Often, you will have to fill out a search form to locate target data. Such forms can be handled in a few ways, depending on the nature of the site. If the form generates a predictable URL (perhaps using URL parameters), you can dig into the form options in the HTML and figure out how to dynamically construct the URL. You can test this by manually filling out and submitting the form and examining the URL of the resulting page.
Many web forms use POST requests, where the form information is sent as part of the body of the web request (as opposed to embedded in the URL). In such cases, you can use a tool such as requests.post or Selenium to fill out and submit the form.
Sites that require logins can often be handled by simply passing in your login credentials as part of a web form (see Web Forms above). The requests library provides several ways to authenticate, or you can use a stateful web browser such as Selenium to fill out a login form. Login-based sites will also often use sessions/cookies to manage your interactions. See Stateful Web Scraping below for more details on how to handle this.
Many sites use Javascript to dynamically add or transform page content after you've loaded the page. This means that what you see in the source HTML using View Source will not match what you see in the browser (or the Elements tab of Chrome Developer Tools).
Scraping such a page requires using a library such as Selenium, which uses the "web driver" technology behind browsers such as Firefox to automate browser interactions.
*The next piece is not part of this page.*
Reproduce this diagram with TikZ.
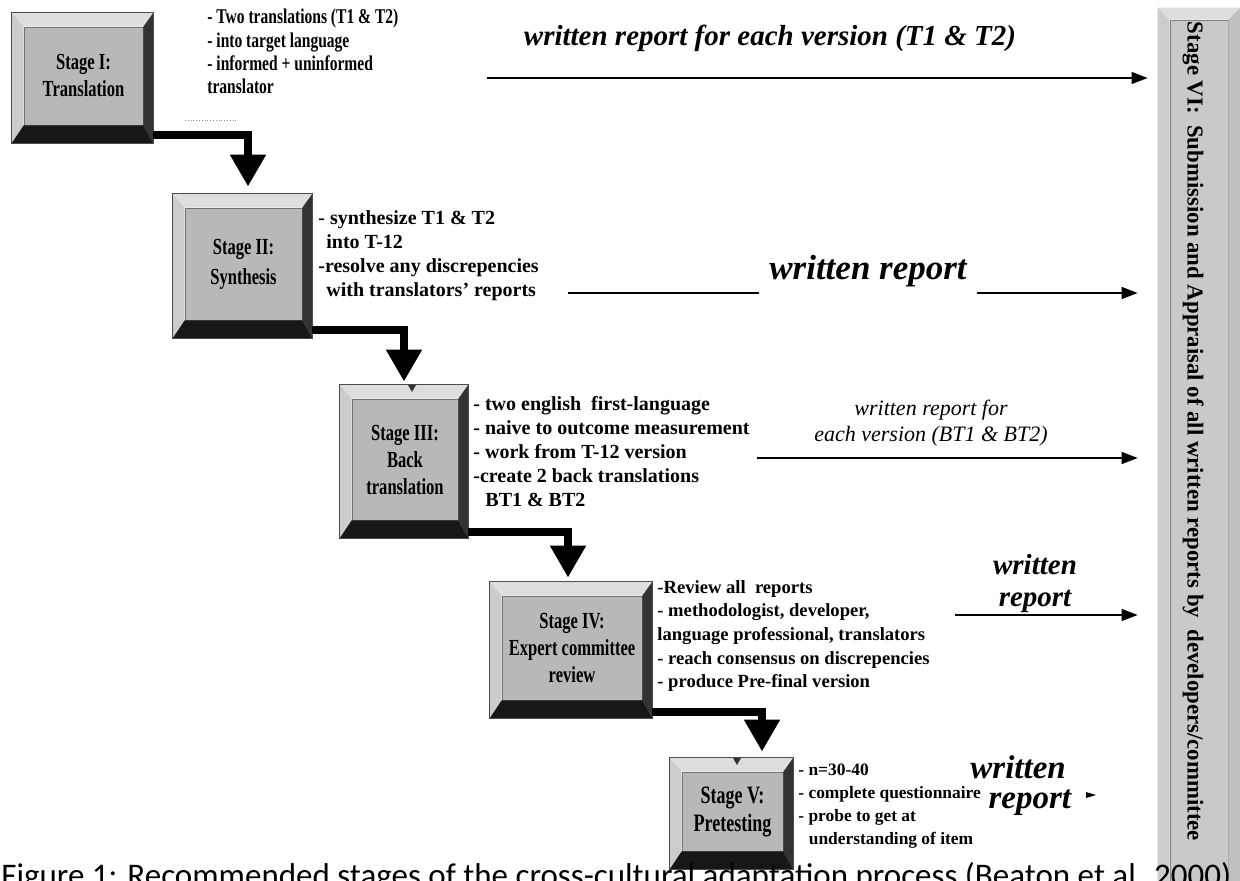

Selenium gives you access to the Document Object Model (DOM) -- the content as seen by a real web browser. The DOM is the internal representation of a page that reflects both the static HTML and elements/styles dynamically added or manipulated by Javascript.
Selenium allows you to automate interactions with the DOM -- the same as a human using a browser -- to generate the content that you're targeting, such as scrolling down a page or stepping through a paginated list of results.
Further, the Python Selenium library provides convenient helper methods to help you access DOM elements, for instance using CSS selectors. This is similar in concept (and often in syntax) to how BeautifulSoup helps you parse and extract data from HTML.
Some websites will use sessions to uniquely identify a visitor and maintain a record of the visitor's interaction -- or state --with the site. Web servers often manage sessions by sending a unique key in a cookie to your browser. This key is passed back to the server for each new request a visitor makes (e.g. when submitting a search form). Scraping a session based-site requires you to manage the session in your code. The requests library has support for managing sessions.
Alternatively, you can use a library such as Selenium to mimic a browser and get session management for "free" (although note that session management in Selenium can also get tricky depending on the nature of the site).